A FOAF-specific but related privacy issue is whether to show plain-text e-mail addresses in FOAF files or only SHA1 sums. Currently Plaxo users link to one another via e-mail addresses on their cards, so in a way we already leak the plain-text addresses in approved situations, and our permission system makes sure that no one sees any contact info they're not authorized to see (including e-mail addresses). On the other hand, many FOAF users seem to prefer to only display their SHA1 sum so that they can be identified but not spammed, and we want to accommodate those users. Plus, as mentioned above, FOAF data is generally more public and widely available than data inside the Plaxo network. Other than adding yet another obscure-and-potentially-confusing-preference about "show plain-text e-mails in FOAF files", any suggestions on how to handle plain-text emails vs. SHA1 sums in Plaxo-generated FOAF files?
Summary of Open Issues:
- Importing and exporting rich contact information with FOAF
- Incorporating permissions and restricted viewing into a FOAF framework
- Offering FOAF features without confusing people that don't use FOAF
- Sharing your contact list without compromising the privacy of you or your contacts
- Using plain text e-mail addresses vs.
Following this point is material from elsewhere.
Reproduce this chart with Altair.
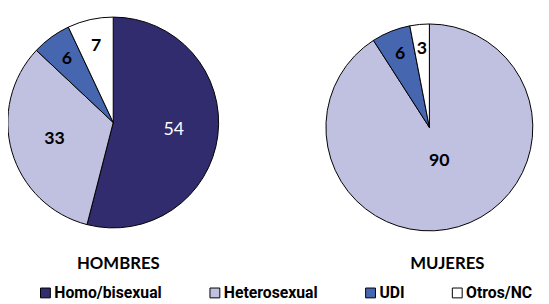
import altair as alt
import pandas as pd

categorias = ["Homo/bisexual", "Heterosexual", "UDI", "Otros/NC"]
hombres = [54, 33, 6, 7]
mujeres = [0, 90, 6, 3]
paneles = ["HOMBRES", "MUJERES"]
colores = ["#302C6E", "#C0C0E0", "#4766B0", "#FFFFFF"]

rows = []
for i, c in enumerate(categorias):
    rows.append({"grupo": "HOMBRES", "cat": c, "orden": i, "v": hombres[i]})
    rows.append({"grupo": "MUJERES", "cat": c, "orden": i, "v": mujeres[i]})
df = pd.DataFrame(rows)

theta_scale = alt.Scale(domain=[0, 1], range=[0, 6.283185307179586])

color = alt.Color(
    "cat:N",
    scale=alt.Scale(domain=categorias, range=colores),
    legend=alt.Legend(
        title=None, orient="none", legendX=30, legendY=279, direction="horizontal",
        symbolType="square", symbolSize=100, symbolStrokeColor="black",
        symbolStrokeWidth=1, labelFont="Roboto", labelFontWeight="bold",
        labelFontSize=16, labelColor="black", columnPadding=45, labelOffset=1,
        padding=0, labelLimit=0,
    ),
)


def pie(grupo, cx, cy, r):
    base = alt.Chart(df).transform_filter(alt.datum.grupo == grupo)
    arc = base.transform_filter(alt.datum.v > 0).mark_arc(
        radius=r, stroke="black", strokeWidth=1
    ).encode(
        theta=alt.Theta("v:Q", stack="normalize", scale=theta_scale),
        order=alt.Order("orden:Q"),
        color=color,
        x=alt.value(cx),
        y=alt.value(cy),
    )
    tb = base.transform_window(
        cum="sum(v)", sort=[alt.SortField("orden", order="ascending")], frame=[None, 0]
    ).transform_joinaggregate(total="sum(v)").transform_calculate(
        mid="(datum.cum - datum.v / 2) / datum.total",
        rad="datum.v >= 80 ? 36 : datum.v >= 20 ? 62 : 80",
    ).transform_filter(alt.datum.v > 0)
    enc = dict(
        theta=alt.Theta("mid:Q", stack=None, scale=theta_scale),
        radius=alt.Radius("rad:Q", scale=None),
        text="v:Q",
        x=alt.value(cx),
        y=alt.value(cy),
    )
    t1 = tb.transform_filter(alt.datum.cat == "Homo/bisexual").mark_text(
        font="Lato", fontSize=18, color="white", baseline="middle"
    ).encode(**enc)
    t2 = tb.transform_filter(alt.datum.cat != "Homo/bisexual").mark_text(
        font="Lato", fontSize=18, fontWeight="bold", color="black", baseline="middle"
    ).encode(**enc)
    return [arc, t1, t2]


titulos = pd.DataFrame({"t": paneles, "i": [0, 1]})
tit1 = alt.Chart(titulos).transform_filter(alt.datum.i == 0).mark_text(
    font="Lato", fontSize=17, fontWeight="bold", color="black"
).encode(text="t:N", x=alt.value(112), y=alt.value(258))
tit2 = alt.Chart(titulos).transform_filter(alt.datum.i == 1).mark_text(
    font="Lato", fontSize=17, fontWeight="bold", color="black"
).encode(text="t:N", x=alt.value(446), y=alt.value(258))

layers = pie("HOMBRES", 106.8, 114, 107) + pie("MUJERES", 427.7, 119, 105) + [tit1, tit2]

chart = alt.layer(*layers).properties(
    width=541, height=296, padding=0, autosize="none"
).configure_view(strokeWidth=0).configure_legend(
    labelFont="Roboto", labelFontWeight="bold", labelFontSize=16
)

chart.save("out.html", embed_options={"renderer": "svg", "actions": False})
SHA1 sums (which is better where)
Conclusion:
There's been a lot of discussion lately on blogs and elsewhere about how social networking services should support FOAF. We totally agree that there's a great opportunity here to let users participate in multiple services without having to duplicate data and also to let developers build external services that can take advantage of the data gathered by these networks. But before we can fulfill these dreams we need to address some technical issues and, more importantly, figure out how to respect privacy in the process. We hope that some of you will have good suggestions on these complex issues, and you can be assured that as soon as we've found good solutions, Plaxo will be very FOAF-friendly!